◆ **INSTRUCTIONS TO FOLLOW**:
Pictures stay out of this copy, which runs from the first line of the material through the line containing "(t2) at (519,92)".

◆ **INFORMATION SUPPLIED**:
=-=-=
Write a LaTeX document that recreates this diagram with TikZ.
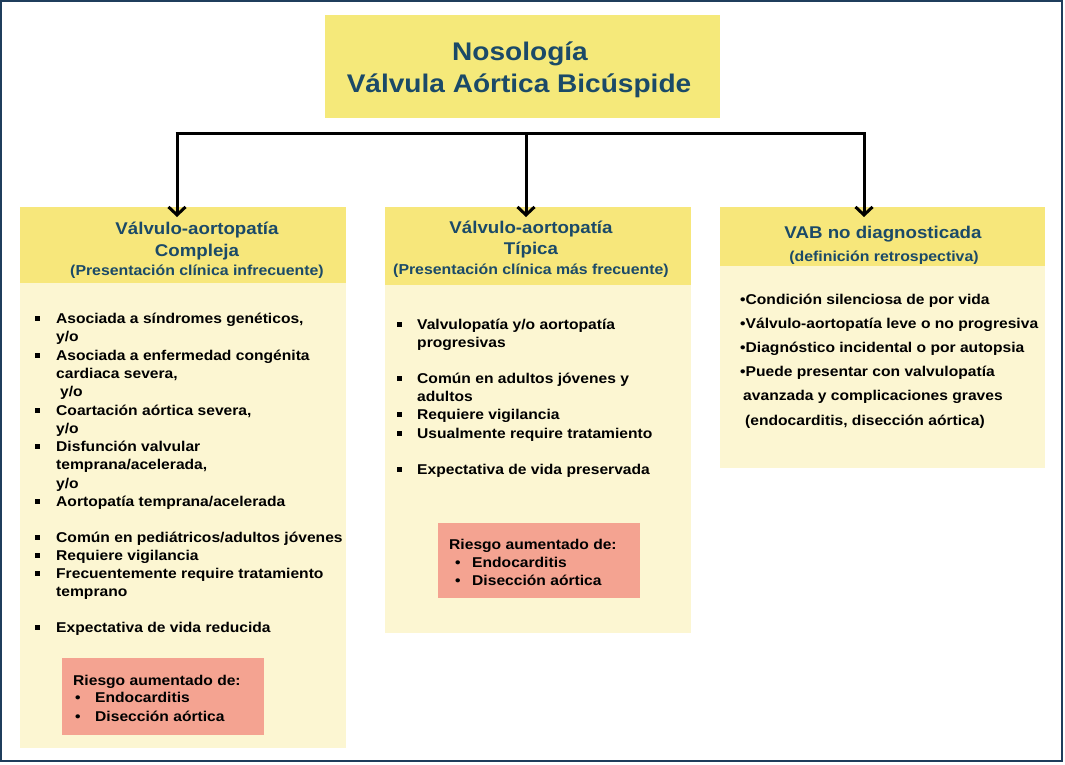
\documentclass[tikz,border=0pt]{standalone}
\usepackage{fontspec}
\setmainfont{Liberation Sans}[FakeStretch=1.1]
\usetikzlibrary{arrows.meta}
\definecolor{frameblue}{RGB}{31,61,92}
\definecolor{titleyellow}{RGB}{245,233,122}
\definecolor{headyellow}{RGB}{247,231,123}
\definecolor{bodyyellow}{RGB}{252,246,210}
\definecolor{riskred}{RGB}{244,163,145}
\definecolor{tealtext}{RGB}{27,74,104}
\tikzset{
  fillbox/.style={draw=none,inner sep=0pt,anchor=north west},
  bodytxt/.style={anchor=base west,inner sep=0pt,font=\fontsize{14.2}{17}\selectfont\bfseries},
  headtxt/.style={anchor=base,inner sep=0pt,text=tealtext,font=\fontsize{17}{20}\selectfont\bfseries},
  subtxt/.style={anchor=base,inner sep=0pt,text=tealtext,font=\fontsize{14.4}{17}\selectfont\bfseries},
  sqbullet/.style={fill=black,inner sep=0pt,minimum size=5pt,draw=none},
  conn/.style={line width=3pt,black},
  arr/.style={conn,-{Straight Barb[length=8pt,width=17pt,line width=3pt]}}
}
\begin{document}
\begin{tikzpicture}[x=1pt,y=-1pt]
\useasboundingbox (0,0) rectangle (1065,764);
\fill[white] (0,0) rectangle (1065,764);
\draw[frameblue,line width=1.5pt] (1,1) rectangle (1062,761);

% title
\node[fillbox,fill=titleyellow,minimum width=395pt,minimum height=103pt] (title) at (325,15) {};
\node[headtxt,font=\fontsize{25.5}{30}\selectfont\bfseries] (t1) at (520,60.5) {Nosología};
\node[headtxt,font=\fontsize{25.5}{30}\selectfont\bfseries] (t2) at (519,92) {Válvula Aórtica Bicúspide};

% boxes
\node[fillbox,fill=bodyyellow,minimum width=326pt,minimum height=541pt] (L) at (20,207) {};
\node[fillbox,fill=headyellow,minimum width=326pt,minimum height=76pt] (LH) at (20,207) {};
\node[fillbox,fill=bodyyellow,minimum width=306pt,minimum height=426pt] (M) at (385,207) {};
\node[fillbox,fill=headyellow,minimum width=306pt,minimum height=78pt] (MH) at (385,207) {};
\node[fillbox,fill=bodyyellow,minimum width=325pt,minimum height=261pt] (R) at (720,207) {};
\node[fillbox,fill=headyellow,minimum width=325pt,minimum height=59pt] (RH) at (720,207) {};

% connectors
\coordinate (hl) at (177,133);
\coordinate (hm) at (526,133);
\coordinate (hr) at (864,133);
\draw[conn] ([xshift=-1.5pt]hl) -- ([xshift=1.5pt]hr);
\draw[arr] (hl) -- ([yshift=-10pt]hl |- L.north);
\draw[arr] (hm) -- ([yshift=-10pt]hm |- M.north);
\draw[arr] (hr) -- ([yshift=-10pt]hr |- R.north);

% left header
\node[headtxt] (lh1) at (197,234) {Válvulo-aortopatía};
\node[headtxt] (lh2) at (197,256) {Compleja};
\node[subtxt] (lh3) at (197,275) {(Presentación clínica infrecuente)};

% left body
\foreach \y/\t/\b/\dx [count=\i] in {
 323.5/{Asociada a síndromes genéticos,}/1/0,
 341.8/{y/o}/0/0,
 360.1/{Asociada a enfermedad congénita}/1/0,
 378.4/{cardiaca severa,}/0/0,
 396.7/{y/o}/0/4,
 415/{Coartación aórtica severa,}/1/0,
 433.3/{y/o}/0/0,
 451.6/{Disfunción valvular}/1/0,
 469.9/{temprana/acelerada,}/0/0,
 488.2/{y/o}/0/0,
 506.5/{Aortopatía temprana/acelerada}/1/0,
 542.5/{Común en pediátricos/adultos jóvenes}/1/0,
 560.5/{Requiere vigilancia}/1/0,
 578.5/{Frecuentemente require tratamiento}/1/0,
 596.5/{temprano}/0/0,
 632/{Expectativa de vida reducida}/1/0}{
  \node[bodytxt] (lb\i) at (56+\dx,\y) {\t};
  \ifnum\b=1 \node[sqbullet] (lq\i) at (37,\y-5) {};\fi
}

% left risk box
\node[fillbox,fill=riskred,minimum width=202pt,minimum height=77pt] (LR) at (62,658) {};
\node[bodytxt] (lr1) at (73,685) {Riesgo aumentado de:};
\node[bodytxt] (lr2) at (75,702.5) {•};
\node[bodytxt] (lr3) at (95,702.5) {Endocarditis};
\node[bodytxt] (lr4) at (75,721) {•};
\node[bodytxt] (lr5) at (95,721) {Disección aórtica};

% middle header
\node[headtxt] (mh1) at (531,233) {Válvulo-aortopatía};
\node[headtxt] (mh2) at (531,254) {Típica};
\node[subtxt] (mh3) at (531,274) {(Presentación clínica más frecuente)};

% middle body
\foreach \y/\t/\b [count=\i] in {
 329/{Valvulopatía y/o aortopatía}/1,
 347/{progresivas}/0,
 383/{Común en adultos jóvenes y}/1,
 401/{adultos}/0,
 419/{Requiere vigilancia}/1,
 438/{Usualmente require tratamiento}/1,
 474/{Expectativa de vida preservada}/1}{
  \node[bodytxt] (mb\i) at (417,\y) {\t};
  \ifnum\b=1 \node[sqbullet] (mq\i) at (399,\y-5) {};\fi
}

% middle risk box
\node[fillbox,fill=riskred,minimum width=202pt,minimum height=75pt] (MR) at (438,523) {};
\node[bodytxt] (mr1) at (449,549.5) {Riesgo aumentado de:};
\node[bodytxt] (mr2) at (455,567) {•};
\node[bodytxt] (mr3) at (472,567) {Endocarditis};
\node[bodytxt] (mr4) at (455,585) {•};
\node[bodytxt] (mr5) at (472,585) {Disección aórtica};

% right header
\node[headtxt] (rh1) at (883,238) {VAB no diagnosticada};
\node[subtxt] (rh2) at (884,261) {(definición retrospectiva)};

% right body
\node[bodytxt] (rb1) at (740,304) {•Condición silenciosa de por vida};
\node[bodytxt] (rb2) at (740,328) {•Válvulo-aortopatía leve o no progresiva};
\node[bodytxt] (rb3) at (740,352) {•Diagnóstico incidental o por autopsia};
\node[bodytxt] (rb4) at (740,376) {•Puede presentar con valvulopatía};
\node[bodytxt] (rb5) at (743,400) {avanzada y complicaciones graves};
\node[bodytxt] (rb6) at (745,425) {(endocarditis, disección aórtica)};
\end{tikzpicture}
\end{document}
=-=-=
◆ **EXERCISE SOLUTION**:
Write a LaTeX document that recreates this diagram with TikZ.
\documentclass[tikz,border=0pt]{standalone}
\usepackage{fontspec}
\setmainfont{Liberation Sans}[FakeStretch=1.1]
\usetikzlibrary{arrows.meta}
\definecolor{frameblue}{RGB}{31,61,92}
\definecolor{titleyellow}{RGB}{245,233,122}
\definecolor{headyellow}{RGB}{247,231,123}
\definecolor{bodyyellow}{RGB}{252,246,210}
\definecolor{riskred}{RGB}{244,163,145}
\definecolor{tealtext}{RGB}{27,74,104}
\tikzset{
  fillbox/.style={draw=none,inner sep=0pt,anchor=north west},
  bodytxt/.style={anchor=base west,inner sep=0pt,font=\fontsize{14.2}{17}\selectfont\bfseries},
  headtxt/.style={anchor=base,inner sep=0pt,text=tealtext,font=\fontsize{17}{20}\selectfont\bfseries},
  subtxt/.style={anchor=base,inner sep=0pt,text=tealtext,font=\fontsize{14.4}{17}\selectfont\bfseries},
  sqbullet/.style={fill=black,inner sep=0pt,minimum size=5pt,draw=none},
  conn/.style={line width=3pt,black},
  arr/.style={conn,-{Straight Barb[length=8pt,width=17pt,line width=3pt]}}
}
\begin{document}
\begin{tikzpicture}[x=1pt,y=-1pt]
\useasboundingbox (0,0) rectangle (1065,764);
\fill[white] (0,0) rectangle (1065,764);
\draw[frameblue,line width=1.5pt] (1,1) rectangle (1062,761);

% title
\node[fillbox,fill=titleyellow,minimum width=395pt,minimum height=103pt] (title) at (325,15) {};
\node[headtxt,font=\fontsize{25.5}{30}\selectfont\bfseries] (t1) at (520,60.5) {Nosología};
\node[headtxt,font=\fontsize{25.5}{30}\selectfont\bfseries] (t2) at (519,92) {Válvula Aórtica Bicúspide};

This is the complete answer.